As ecologist Enrique Viale told The Guardian: “Wealthy real-estate developers with government backing have to destroy nature to sell clients the dream of living in the wild – because the people who buy those homes want nature, but without the mosquitoes, snakes, or carpinchos.”
It’s a grim microcosm of the horrors that capitalism and human exceptionalism have put on our planet and our fellow animals at risk. And it’s frankly devastating to see these small horrors play out against ecosystems that have little to no recourse.
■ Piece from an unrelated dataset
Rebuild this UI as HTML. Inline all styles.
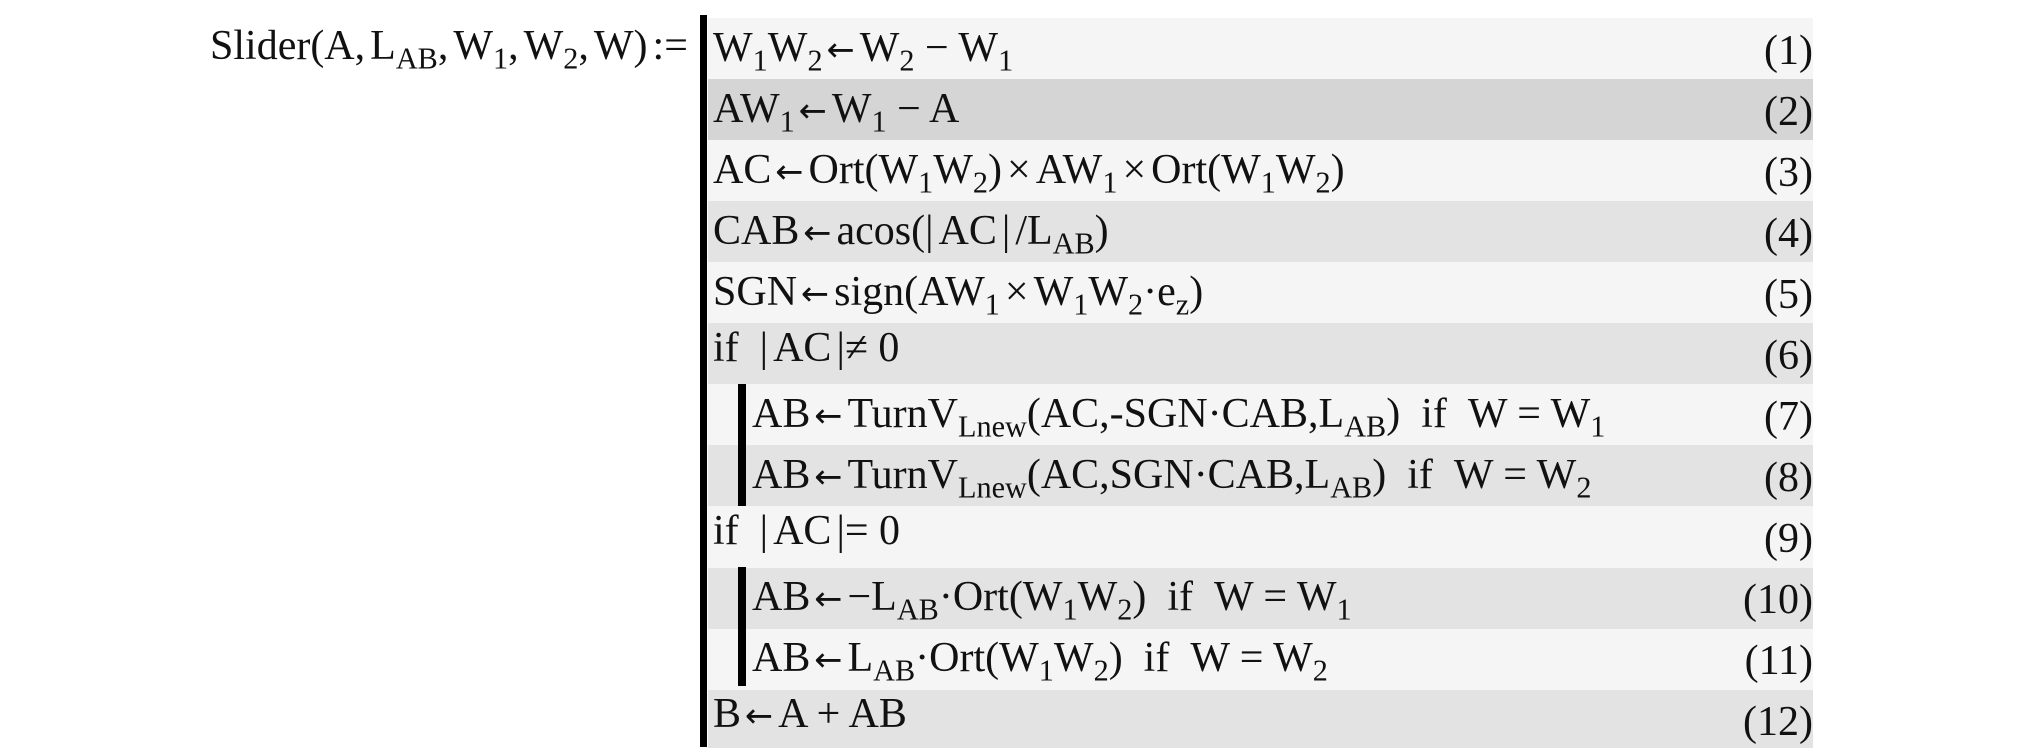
<!DOCTYPE html>
<html><head><meta charset="utf-8"><style>
body{margin:0;width:2020px;height:747px;background:#fff;position:relative;overflow:hidden;font-family:"Liberation Serif","DejaVu Serif",serif;color:#111}
.r{position:absolute;left:708px;width:1105px;height:62px}
.t{position:absolute;font-size:42px;line-height:61px;white-space:nowrap}
.n{position:absolute;right:207px;font-size:42px;line-height:61px;white-space:nowrap}
sub{font-size:0.72em;vertical-align:-0.32em;line-height:0}
.a{font-family:"DejaVu Sans",sans-serif;font-size:0.8em;margin:0 5px 0 4px}
.s{margin-right:5px}
.bar{position:absolute;background:#000}
</style></head><body>
<div class="r" style="top:17.6px;background:#f5f5f5"></div>
<div class="r" style="top:78.7px;background:#d5d5d5"></div>
<div class="r" style="top:139.8px;background:#f5f5f5"></div>
<div class="r" style="top:200.9px;background:#e3e3e3"></div>
<div class="r" style="top:262px;background:#f5f5f5"></div>
<div class="r" style="top:323.1px;background:#e3e3e3"></div>
<div class="r" style="top:384.2px;background:#f5f5f5"></div>
<div class="r" style="top:445.3px;background:#e3e3e3"></div>
<div class="r" style="top:506.4px;background:#f5f5f5"></div>
<div class="r" style="top:567.5px;background:#e3e3e3"></div>
<div class="r" style="top:628.6px;background:#f5f5f5"></div>
<div class="r" style="top:689.7px;background:#e3e3e3;height:58px"></div>

<div class="bar" style="left:700px;top:15px;width:7px;height:732px"></div>
<div class="bar" style="left:738px;top:384px;width:8px;height:122px"></div>
<div class="bar" style="left:738px;top:567px;width:8px;height:119px"></div>

<div class="t" style="left:210px;top:16px">Slider(A,<span class="s"></span>L<sub>AB</sub>,<span class="s"></span>W<sub>1</sub>,<span class="s"></span>W<sub>2</sub>,<span class="s"></span>W)<span class="s"></span>:=</div>

<div class="t" style="left:713px;top:18px">W<sub>1</sub>W<sub>2</sub><span class="a">←</span>W<sub>2</sub> − W<sub>1</sub></div>
<div class="t" style="left:713px;top:79px">AW<sub>1</sub><span class="a">←</span>W<sub>1</sub> − A</div>
<div class="t" style="left:713px;top:140px">AC<span class="a">←</span>Ort(W<sub>1</sub>W<sub>2</sub>)<span class="s"></span>×<span class="s"></span>AW<sub>1</sub><span class="s"></span>×<span class="s"></span>Ort(W<sub>1</sub>W<sub>2</sub>)</div>
<div class="t" style="left:713px;top:201px">CAB<span class="a">←</span>acos(|<span class="s"></span>AC<span class="s"></span>|<span class="s"></span>/L<sub>AB</sub>)</div>
<div class="t" style="left:713px;top:262px">SGN<span class="a">←</span>sign(AW<sub>1</sub><span class="s"></span>×<span class="s"></span>W<sub>1</sub>W<sub>2</sub>·e<sub>z</sub>)</div>
<div class="t" style="left:713px;top:318px">if &nbsp;|<span class="s"></span>AC<span class="s"></span>|≠ 0</div>
<div class="t" style="left:752px;top:384px">AB<span class="a">←</span>TurnV<sub>Lnew</sub>(AC,-SGN·CAB,L<sub>AB</sub>) &nbsp;if &nbsp;W = W<sub>1</sub></div>
<div class="t" style="left:752px;top:445px">AB<span class="a">←</span>TurnV<sub>Lnew</sub>(AC,SGN·CAB,L<sub>AB</sub>) &nbsp;if &nbsp;W = W<sub>2</sub></div>
<div class="t" style="left:713px;top:501px">if &nbsp;|<span class="s"></span>AC<span class="s"></span>|= 0</div>
<div class="t" style="left:752px;top:567px">AB<span class="a">←</span>−L<sub>AB</sub>·Ort(W<sub>1</sub>W<sub>2</sub>) &nbsp;if &nbsp;W = W<sub>1</sub></div>
<div class="t" style="left:752px;top:628px">AB<span class="a">←</span>L<sub>AB</sub>·Ort(W<sub>1</sub>W<sub>2</sub>) &nbsp;if &nbsp;W = W<sub>2</sub></div>
<div class="t" style="left:713px;top:684px">B<span class="a">←</span>A + AB</div>

<div class="n" style="top:21px">(1)</div>
<div class="n" style="top:82px">(2)</div>
<div class="n" style="top:143px">(3)</div>
<div class="n" style="top:204px">(4)</div>
<div class="n" style="top:265px">(5)</div>
<div class="n" style="top:326px">(6)</div>
<div class="n" style="top:387px">(7)</div>
<div class="n" style="top:448px">(8)</div>
<div class="n" style="top:509px">(9)</div>
<div class="n" style="top:570px">(10)</div>
<div class="n" style="top:631px">(11)</div>
<div class="n" style="top:692px">(12)</div>
</body></html>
While it feels good to see that the largest rodents in the world fighting back and to know that they’d be on the right side of history in class war, it’s also impossible not to see the dark and logical endpoint of this and every climate battle if we don’t drastically change the way we operate on a broad scale and act.
In the meantime, I’ll find some peace in the capybara as a socialist hero. After all, they’re cute as all get-out, gregarious, highly social, live in packs, are semi-aquatic (which is why they’re also known as water hogs), are vegetarians (okay herbivores, whatever), and can weigh as much an adult human. These guys are a huge asset!! Their numbers in Nordelta are also rapidly increasing (a single female capybara can birth over a dozen pups a year) and they’ve seen a population boom in the last year alone to the tune of 17 percent. That boom was aided in part by the fact that the area’s building developments also eliminated the capybara’s natural predators. Truly, there’s nothing quite like a human to screw things up on every level.
I sincerely hope that one day when the human race has completely destroyed itself, animals will take over the earth once again (okay maybe Gen Z will be there) and fully reclaim the ruins of our cities and gated communities. From our graves we’ll whisper “nature is healing, etc,” and when that day comes I hope our capybara comrades are leading the charge. For now, they’re setting an example for the rest of us: Eat the rich… or at least shit on their lawn.